The lovely owner took me in, placed the Git in her laundry so she could have a nice dry night’s repose, and put all my soaked clothes in her dryer. I could not have asked for anything more.

Daily shout-out and first daily abrazo to my darling Esteph, siempre en el nick del tiempo.

30/09/09

Day 4--Le Morvan: pretty...hilly

(bon mot TM my granddad)
D’ Arcy-sur-Cure à Moux-en-Morvan
Totally forgot to check how many kms that was...Something like 68, maybe...

The day started out in the same conditions as the previous evening had ended, drizzly-rainy and overcast. Looking pretty fly for a white girl in my bubble-gum pink K-Way and black plastic pants, I pushed off from my own private camping ground by the riverside a little after ten, and made my way towards Vézelay.
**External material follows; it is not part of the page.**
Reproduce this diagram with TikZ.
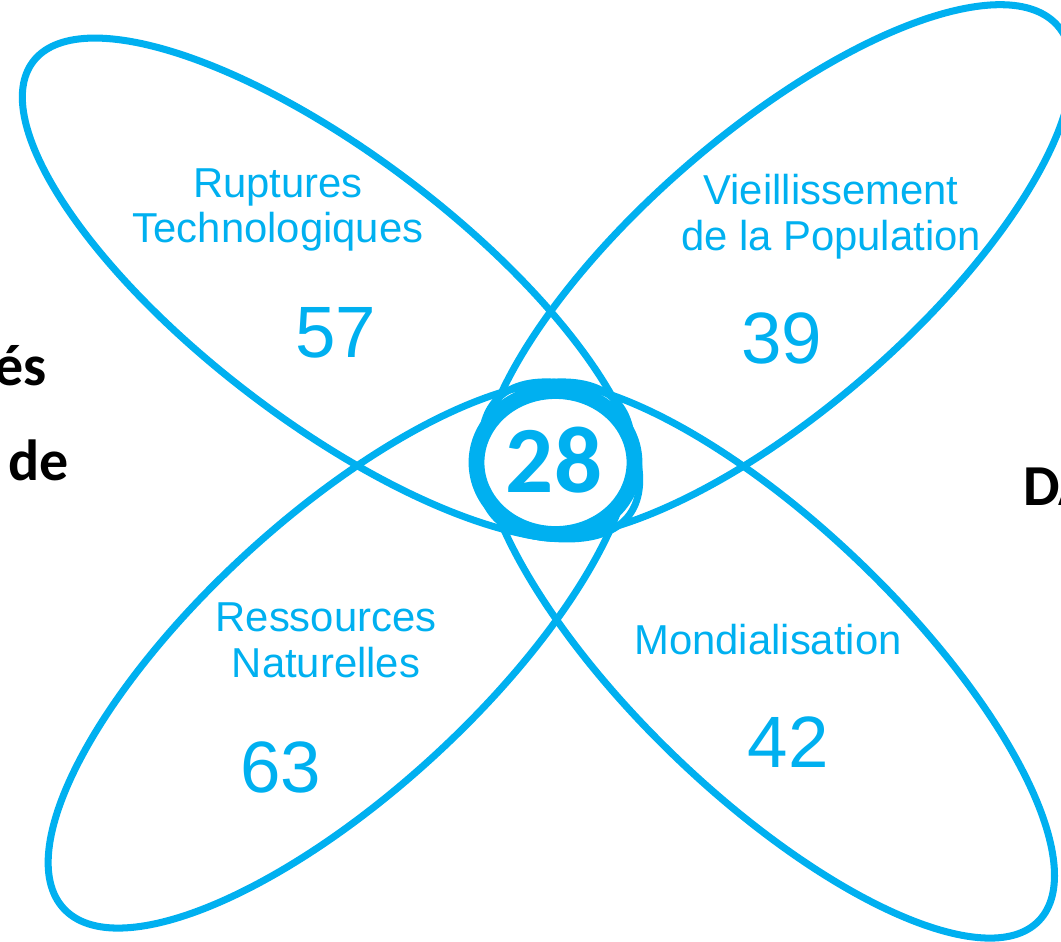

The rain persisted, and despite the ridiculous squelching noises emanating from various points in my outfit , I quite enjoyed the ambiance set by the damp fog in the hilly emeraldness through which I was riding.
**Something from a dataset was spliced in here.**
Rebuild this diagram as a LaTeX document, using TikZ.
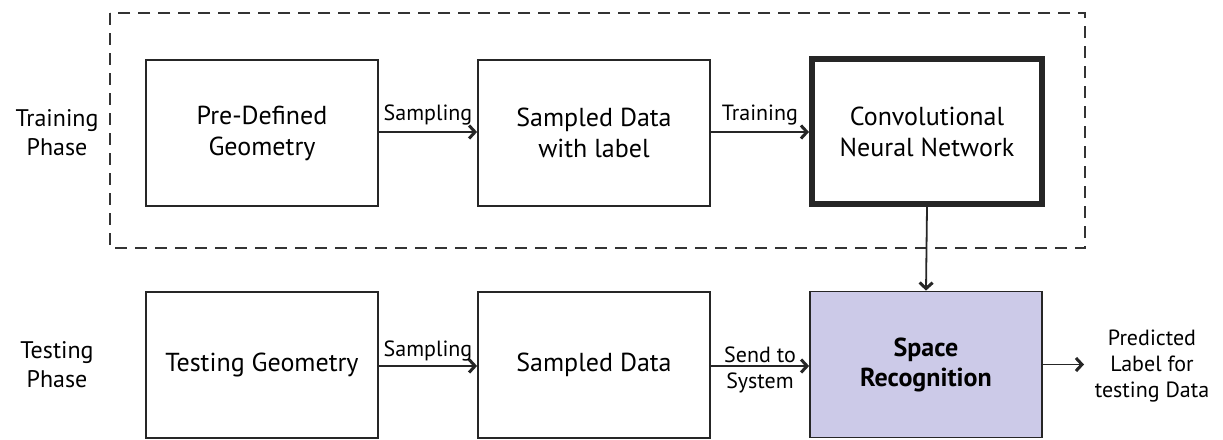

As I am writing this, I am sitting on an ancient stone wall munching blackberries picked from the side of the road. The Zarmaloulous, all Rousseau-children to a T, taught me much in the way of botany and the art of fruit gathering during our short time together. So I knew to pick the ones growing furthest from the ground, in order to be assured that they are free of sometimes-rabies-carrying fox pee. Useful info!


Blackberries along stone walls, near Vézelay...


I stopped for lunch outside a lovely cemetery in the fields. The afternoon was just as picturesque scenery-wise, but I can’t say I got to see a whole lot of it, as I spent most of my time head down, bum up, struggling through the mountains of the Morvan. Mountains I tell you! Or so my leg muscles assured me. Makes me a bit apprehensive about the Alps, but then again I guess it’s all good practice.

Pretty!

Anti-shout-out goes to the Bourgogne public road works guys, who forbade me to go out in front of them up a road which they were re-asphalting. The result being that I had to push the Git all the way up on the grassy edge so that her beautiful tires would not be marred by the sticky muck. Anger!
Photo spécial dédicace Katharine: Christmas Tree Fields Foreva! Gling gling gling gling psychedelic sytar.

I arrived in Moux en Morvan around 7 pm and collapsed gratefully onto the football pitch cum camping ground as the rain started to fall seriously. I pitched my tent right between the goal posts, so that I could commune with Barthez in my dreams.

Shout-out to the 4-year-old version of my big sister Jayne, whom I recalled busting a move to the rocking bagpipe solos of that be-mulletted 80’s icon John Farnham, which figure prominently on my Motivaysh i-pod playlist. Perfect memory to distract one from thigh-ache in the most gruelling uphills.